Having a bad day. You know that especially life-affirming kind of stress where you can’t stop thinking, “If I were actually good at my job, this wouldn’t be stressful at all”? Not such a terribly helpful thought, but there it is.
I was given a lot of charm bracelets as a kid. The first one I can remember was beautiful, silver chain, all these perfect little silver charms. They told me we could get new charms for each birthday, and I got the impression that I would be given one of these little artifacts each year of my life, and its shape would tell me what I was supposed to be. I was thrilled, and excited – it seemed like the kind of thing that would happen in a fantasy story, and when my bracelet had all the charms on it, I would be ready to meet my destiny.

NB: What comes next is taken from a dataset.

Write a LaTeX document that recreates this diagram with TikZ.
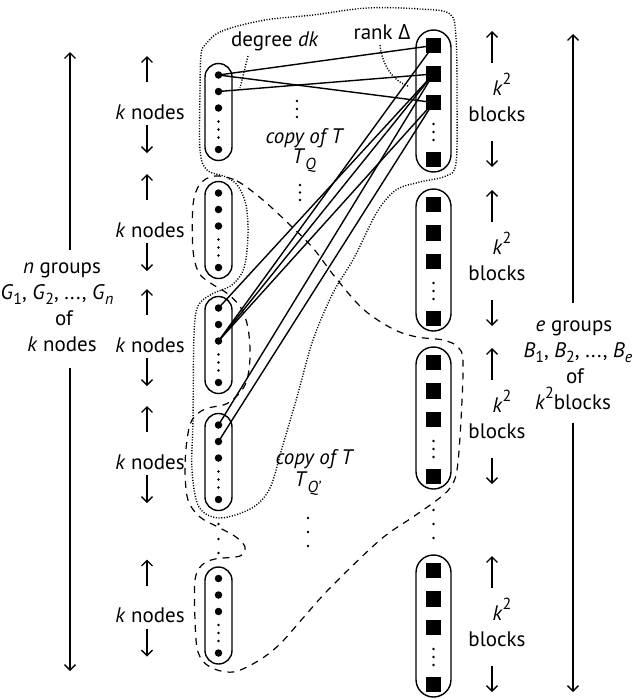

I didn’t get any more silver charms. I saw that bracelet once, when I got it, and then it was put away so that I didn’t lose it. Never saw it again. The next year I got a plastic charm necklace, with a little pan full of breakfast, and a phone that made an annoying ding when you poked it. That one I held onto for an improbably long time, of course. Wore that dinger out.
A pewter cat, an octopus, a bell,
each tiny charm no bigger than your nail.
A tiny pirate in a tiny jail,
a tiny plastic key that unlocks hell.
The only charms you’ll get are charms you make
So siphon off a vial of your tears
Write up a little black book of your fears
Press your shiny ego as a keepsake.
Delineate your shame with Perler beads
(but don’t tell them what you make the Barbies do –
even molded plastic has its needs)
And don’t forget the bullet with my name.
I’ll have just one charm to remember you –
the scar from the last time you made me bleed.